REQUIRED WORK:
Pick out all lines with the word "this" from the records that follow.
:: LISTED ENTRIES ::
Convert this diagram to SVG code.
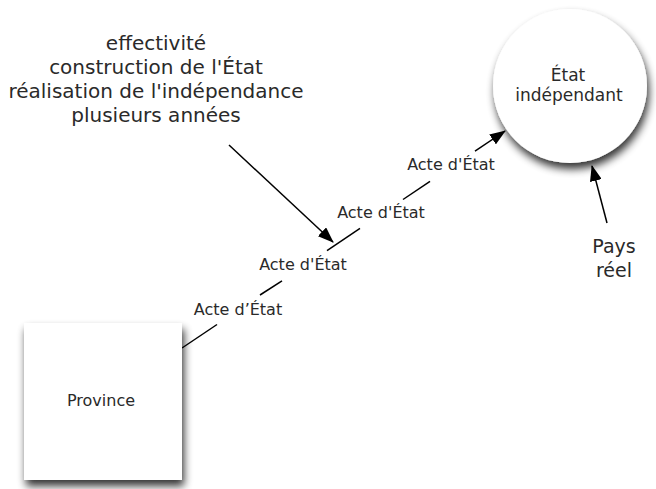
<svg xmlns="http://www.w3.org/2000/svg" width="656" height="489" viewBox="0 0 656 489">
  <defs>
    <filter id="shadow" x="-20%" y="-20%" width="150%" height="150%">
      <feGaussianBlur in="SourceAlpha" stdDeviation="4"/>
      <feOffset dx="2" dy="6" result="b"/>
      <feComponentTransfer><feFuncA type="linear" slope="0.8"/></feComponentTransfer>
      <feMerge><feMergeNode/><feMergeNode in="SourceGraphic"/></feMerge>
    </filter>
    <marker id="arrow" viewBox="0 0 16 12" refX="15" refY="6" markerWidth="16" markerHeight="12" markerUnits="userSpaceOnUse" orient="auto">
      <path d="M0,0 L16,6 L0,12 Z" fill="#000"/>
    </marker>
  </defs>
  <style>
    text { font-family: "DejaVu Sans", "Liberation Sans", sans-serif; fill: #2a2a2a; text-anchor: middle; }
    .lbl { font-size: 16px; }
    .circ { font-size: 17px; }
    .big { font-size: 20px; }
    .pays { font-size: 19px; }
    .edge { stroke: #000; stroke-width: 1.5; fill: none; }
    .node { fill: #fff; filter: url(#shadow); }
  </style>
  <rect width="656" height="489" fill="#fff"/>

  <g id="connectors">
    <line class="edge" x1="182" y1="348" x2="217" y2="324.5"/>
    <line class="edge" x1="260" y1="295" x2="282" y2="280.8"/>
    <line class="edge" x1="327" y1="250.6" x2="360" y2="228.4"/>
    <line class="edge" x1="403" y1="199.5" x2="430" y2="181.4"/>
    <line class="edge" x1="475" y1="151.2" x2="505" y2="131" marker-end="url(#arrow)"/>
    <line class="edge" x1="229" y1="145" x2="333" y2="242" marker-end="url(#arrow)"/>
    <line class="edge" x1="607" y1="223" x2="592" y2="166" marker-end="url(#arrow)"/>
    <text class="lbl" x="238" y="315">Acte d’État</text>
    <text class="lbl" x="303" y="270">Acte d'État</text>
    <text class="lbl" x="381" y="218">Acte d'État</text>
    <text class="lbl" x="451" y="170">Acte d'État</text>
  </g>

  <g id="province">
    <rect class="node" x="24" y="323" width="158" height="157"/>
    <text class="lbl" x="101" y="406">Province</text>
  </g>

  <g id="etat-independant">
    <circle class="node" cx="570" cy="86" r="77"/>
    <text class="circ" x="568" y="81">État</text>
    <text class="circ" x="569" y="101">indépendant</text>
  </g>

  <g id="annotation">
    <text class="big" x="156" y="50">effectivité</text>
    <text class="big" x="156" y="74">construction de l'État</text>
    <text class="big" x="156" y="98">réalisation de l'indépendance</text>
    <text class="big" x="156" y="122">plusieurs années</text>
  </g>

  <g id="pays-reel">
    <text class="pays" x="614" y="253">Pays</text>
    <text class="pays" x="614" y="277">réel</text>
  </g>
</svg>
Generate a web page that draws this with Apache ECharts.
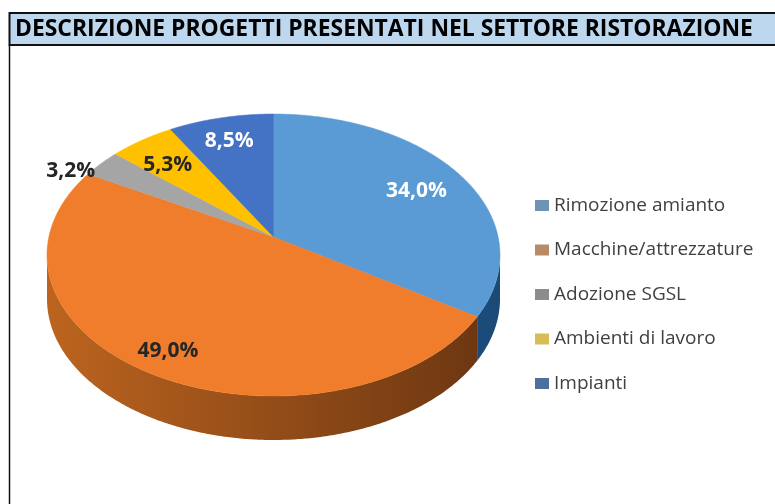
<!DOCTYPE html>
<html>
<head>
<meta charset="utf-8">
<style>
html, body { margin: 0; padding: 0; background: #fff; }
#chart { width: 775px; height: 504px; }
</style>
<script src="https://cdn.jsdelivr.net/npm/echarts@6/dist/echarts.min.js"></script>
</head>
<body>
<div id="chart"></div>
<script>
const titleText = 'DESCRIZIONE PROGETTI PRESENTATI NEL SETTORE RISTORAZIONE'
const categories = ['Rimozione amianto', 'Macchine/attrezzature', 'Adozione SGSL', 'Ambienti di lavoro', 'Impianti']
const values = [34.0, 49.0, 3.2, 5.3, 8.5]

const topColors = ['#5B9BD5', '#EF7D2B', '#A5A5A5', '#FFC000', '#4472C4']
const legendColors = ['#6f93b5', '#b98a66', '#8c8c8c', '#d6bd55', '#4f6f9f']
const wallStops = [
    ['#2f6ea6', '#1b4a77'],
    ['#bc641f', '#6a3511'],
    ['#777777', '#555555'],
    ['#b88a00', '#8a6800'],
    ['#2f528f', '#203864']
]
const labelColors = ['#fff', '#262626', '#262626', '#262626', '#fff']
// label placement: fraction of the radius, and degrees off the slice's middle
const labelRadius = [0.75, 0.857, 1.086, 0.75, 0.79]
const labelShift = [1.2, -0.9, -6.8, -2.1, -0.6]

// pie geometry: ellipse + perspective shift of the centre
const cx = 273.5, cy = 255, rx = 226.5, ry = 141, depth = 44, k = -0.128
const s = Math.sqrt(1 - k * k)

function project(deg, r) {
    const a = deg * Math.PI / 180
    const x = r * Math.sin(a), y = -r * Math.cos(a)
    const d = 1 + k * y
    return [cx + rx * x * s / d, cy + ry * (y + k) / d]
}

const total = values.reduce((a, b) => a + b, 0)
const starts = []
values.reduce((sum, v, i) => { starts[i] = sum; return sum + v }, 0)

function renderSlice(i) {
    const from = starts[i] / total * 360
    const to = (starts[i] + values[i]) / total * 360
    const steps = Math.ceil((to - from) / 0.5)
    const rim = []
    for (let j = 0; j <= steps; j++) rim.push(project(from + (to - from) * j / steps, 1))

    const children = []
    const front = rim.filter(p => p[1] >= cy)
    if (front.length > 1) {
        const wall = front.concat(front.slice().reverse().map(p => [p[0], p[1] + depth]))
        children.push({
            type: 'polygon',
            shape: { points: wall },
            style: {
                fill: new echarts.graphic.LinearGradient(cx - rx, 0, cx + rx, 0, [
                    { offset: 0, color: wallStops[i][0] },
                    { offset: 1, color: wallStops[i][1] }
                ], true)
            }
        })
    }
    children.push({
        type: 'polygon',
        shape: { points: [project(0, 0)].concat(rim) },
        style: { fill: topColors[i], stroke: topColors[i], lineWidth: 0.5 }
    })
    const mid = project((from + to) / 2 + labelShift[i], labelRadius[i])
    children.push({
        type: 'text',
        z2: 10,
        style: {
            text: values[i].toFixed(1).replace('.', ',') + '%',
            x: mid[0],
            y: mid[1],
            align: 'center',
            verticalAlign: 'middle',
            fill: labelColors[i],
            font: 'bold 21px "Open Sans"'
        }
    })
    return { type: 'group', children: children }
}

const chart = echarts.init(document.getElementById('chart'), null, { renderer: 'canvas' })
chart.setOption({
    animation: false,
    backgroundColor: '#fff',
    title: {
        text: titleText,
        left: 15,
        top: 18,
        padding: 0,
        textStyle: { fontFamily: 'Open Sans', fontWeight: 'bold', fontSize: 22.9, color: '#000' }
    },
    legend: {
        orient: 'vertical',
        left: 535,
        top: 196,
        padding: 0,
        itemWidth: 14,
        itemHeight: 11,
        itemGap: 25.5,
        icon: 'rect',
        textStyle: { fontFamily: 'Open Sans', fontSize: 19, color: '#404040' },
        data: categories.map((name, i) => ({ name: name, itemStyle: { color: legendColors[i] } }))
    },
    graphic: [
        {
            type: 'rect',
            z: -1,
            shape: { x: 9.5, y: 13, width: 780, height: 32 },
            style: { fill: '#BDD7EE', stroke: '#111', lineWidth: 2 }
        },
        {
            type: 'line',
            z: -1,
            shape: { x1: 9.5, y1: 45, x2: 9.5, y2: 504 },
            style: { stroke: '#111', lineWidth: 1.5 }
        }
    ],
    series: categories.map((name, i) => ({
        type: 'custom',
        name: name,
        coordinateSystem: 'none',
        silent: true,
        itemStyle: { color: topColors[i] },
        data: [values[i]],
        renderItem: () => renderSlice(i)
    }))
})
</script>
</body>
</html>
:::
RESPONSE TO THE TASK:
Convert this diagram to SVG code.
Generate a web page that draws this with Apache ECharts.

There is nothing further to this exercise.